▶ [Data for the task]:
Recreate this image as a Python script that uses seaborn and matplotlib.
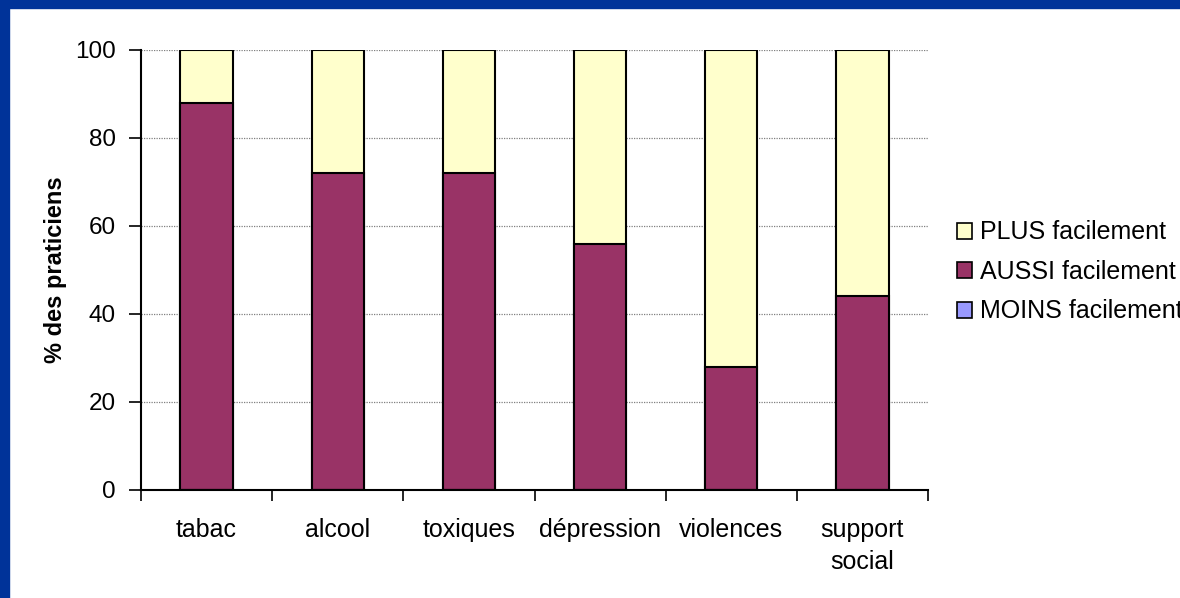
import matplotlib
matplotlib.use("Agg")
import matplotlib.pyplot as plt
from matplotlib.patches import Patch, Rectangle
import seaborn as sns
import pandas as pd
import numpy as np

categories = ["tabac", "alcool", "toxiques", "dépression", "violences", "support\nsocial"]
moins = [0, 0, 0, 0, 0, 0]
aussi = [88, 72, 72, 56, 28, 44]
plus = [12, 28, 28, 44, 72, 56]
y_ticks = [0, 20, 40, 60, 80, 100]

series_names = ["PLUS facilement", "AUSSI facilement", "MOINS facilement"]
colors = {"PLUS facilement": "#FFFFCC", "AUSSI facilement": "#993366", "MOINS facilement": "#9999FF"}

sns.set_theme(style="white")
plt.rcParams["font.family"] = ["Liberation Sans", "DejaVu Sans"]
plt.rcParams["text.color"] = "black"
plt.rcParams["axes.labelcolor"] = "black"
plt.rcParams["xtick.color"] = "black"
plt.rcParams["ytick.color"] = "black"

fig = plt.figure(figsize=(11.8, 5.98), dpi=100)
fig.patch.set_facecolor("white")
# blue frame
fig.patches.append(Rectangle((0, 0), 9 / 1180, 1, transform=fig.transFigure, color="#003399", zorder=0))
fig.patches.append(Rectangle((0, 1 - 8 / 598), 1, 8 / 598, transform=fig.transFigure, color="#003399", zorder=0))

ax = fig.add_axes([141 / 1180, 1 - 490 / 598, (928 - 141) / 1180, (490 - 50) / 598])

df = pd.DataFrame({"cat": categories, "moins": moins, "aussi": aussi, "plus": plus})
df["top_plus"] = df["moins"] + df["aussi"] + df["plus"]
df["top_aussi"] = df["moins"] + df["aussi"]
df["top_moins"] = df["moins"]

for col, name in [("top_plus", "PLUS facilement"), ("top_aussi", "AUSSI facilement"), ("top_moins", "MOINS facilement")]:
    sns.barplot(data=df, x="cat", y=col, color=colors[name], saturation=1, width=0.4,
                edgecolor="black", linewidth=1.5, ax=ax, zorder=3)

ax.set_ylim(0, 100)
ax.set_xlim(-0.5, len(categories) - 0.5)
ax.set_yticks(y_ticks)
ax.set_yticklabels([str(v) for v in y_ticks], fontsize=17.5, color="black")
ax.set_xticks(np.arange(len(categories)))
ax.set_xticklabels(categories, fontsize=18, color="black", linespacing=1.45, va="top")
ax.tick_params(axis="x", length=0, pad=20)
ax.tick_params(axis="y", length=9, width=1.2, direction="out", color="black", pad=9, left=True)
# minor ticks at category boundaries
ax.set_xticks(np.arange(-0.5, len(categories)), minor=True)
ax.tick_params(axis="x", which="minor", length=8, width=1.2, direction="out", color="black", bottom=True)

for v in y_ticks[1:]:
    ax.axhline(v, color="#808080", linestyle=(0, (1, 1)), linewidth=0.9, zorder=1)

for s in ["top", "right"]:
    ax.spines[s].set_visible(False)
for s in ["left", "bottom"]:
    ax.spines[s].set_color("black")
    ax.spines[s].set_linewidth(1.5)
    ax.spines[s].set_zorder(4)

ax.set_xlabel("")
ax.set_ylabel("% des praticiens", fontsize=17, fontweight="bold", labelpad=6, color="black")
ax.grid(False)

handles = [Patch(facecolor=colors[n], edgecolor="black", linewidth=1.2) for n in series_names]
leg = fig.legend(handles, series_names, loc="center left", bbox_to_anchor=(957 / 1180, 1 - 272 / 598),
                 frameon=False, fontsize=18, handlelength=0.6, handleheight=0.6, handletextpad=0.32,
                 labelspacing=0.62, borderaxespad=0, borderpad=0)
for t in leg.get_texts():
    t.set_color("black")

fig.savefig("out.png", dpi=100, facecolor="white")
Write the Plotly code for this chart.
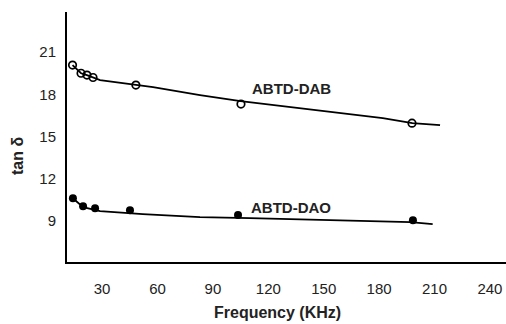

▶ [The exercise]:
Print the complete listing exactly, apart from any pictures.

▶ [Correct output]:
Recreate this image as a Python script that uses seaborn and matplotlib.
import matplotlib
matplotlib.use("Agg")
import matplotlib.pyplot as plt
from matplotlib.patches import Patch, Rectangle
import seaborn as sns
import pandas as pd
import numpy as np

categories = ["tabac", "alcool", "toxiques", "dépression", "violences", "support\nsocial"]
moins = [0, 0, 0, 0, 0, 0]
aussi = [88, 72, 72, 56, 28, 44]
plus = [12, 28, 28, 44, 72, 56]
y_ticks = [0, 20, 40, 60, 80, 100]

series_names = ["PLUS facilement", "AUSSI facilement", "MOINS facilement"]
colors = {"PLUS facilement": "#FFFFCC", "AUSSI facilement": "#993366", "MOINS facilement": "#9999FF"}

sns.set_theme(style="white")
plt.rcParams["font.family"] = ["Liberation Sans", "DejaVu Sans"]
plt.rcParams["text.color"] = "black"
plt.rcParams["axes.labelcolor"] = "black"
plt.rcParams["xtick.color"] = "black"
plt.rcParams["ytick.color"] = "black"

fig = plt.figure(figsize=(11.8, 5.98), dpi=100)
fig.patch.set_facecolor("white")
# blue frame
fig.patches.append(Rectangle((0, 0), 9 / 1180, 1, transform=fig.transFigure, color="#003399", zorder=0))
fig.patches.append(Rectangle((0, 1 - 8 / 598), 1, 8 / 598, transform=fig.transFigure, color="#003399", zorder=0))

ax = fig.add_axes([141 / 1180, 1 - 490 / 598, (928 - 141) / 1180, (490 - 50) / 598])

df = pd.DataFrame({"cat": categories, "moins": moins, "aussi": aussi, "plus": plus})
df["top_plus"] = df["moins"] + df["aussi"] + df["plus"]
df["top_aussi"] = df["moins"] + df["aussi"]
df["top_moins"] = df["moins"]

for col, name in [("top_plus", "PLUS facilement"), ("top_aussi", "AUSSI facilement"), ("top_moins", "MOINS facilement")]:
    sns.barplot(data=df, x="cat", y=col, color=colors[name], saturation=1, width=0.4,
                edgecolor="black", linewidth=1.5, ax=ax, zorder=3)

ax.set_ylim(0, 100)
ax.set_xlim(-0.5, len(categories) - 0.5)
ax.set_yticks(y_ticks)
ax.set_yticklabels([str(v) for v in y_ticks], fontsize=17.5, color="black")
ax.set_xticks(np.arange(len(categories)))
ax.set_xticklabels(categories, fontsize=18, color="black", linespacing=1.45, va="top")
ax.tick_params(axis="x", length=0, pad=20)
ax.tick_params(axis="y", length=9, width=1.2, direction="out", color="black", pad=9, left=True)
# minor ticks at category boundaries
ax.set_xticks(np.arange(-0.5, len(categories)), minor=True)
ax.tick_params(axis="x", which="minor", length=8, width=1.2, direction="out", color="black", bottom=True)

for v in y_ticks[1:]:
    ax.axhline(v, color="#808080", linestyle=(0, (1, 1)), linewidth=0.9, zorder=1)

for s in ["top", "right"]:
    ax.spines[s].set_visible(False)
for s in ["left", "bottom"]:
    ax.spines[s].set_color("black")
    ax.spines[s].set_linewidth(1.5)
    ax.spines[s].set_zorder(4)

ax.set_xlabel("")
ax.set_ylabel("% des praticiens", fontsize=17, fontweight="bold", labelpad=6, color="black")
ax.grid(False)

handles = [Patch(facecolor=colors[n], edgecolor="black", linewidth=1.2) for n in series_names]
leg = fig.legend(handles, series_names, loc="center left", bbox_to_anchor=(957 / 1180, 1 - 272 / 598),
                 frameon=False, fontsize=18, handlelength=0.6, handleheight=0.6, handletextpad=0.32,
                 labelspacing=0.62, borderaxespad=0, borderpad=0)
for t in leg.get_texts():
    t.set_color("black")

fig.savefig("out.png", dpi=100, facecolor="white")
Write the Plotly code for this chart.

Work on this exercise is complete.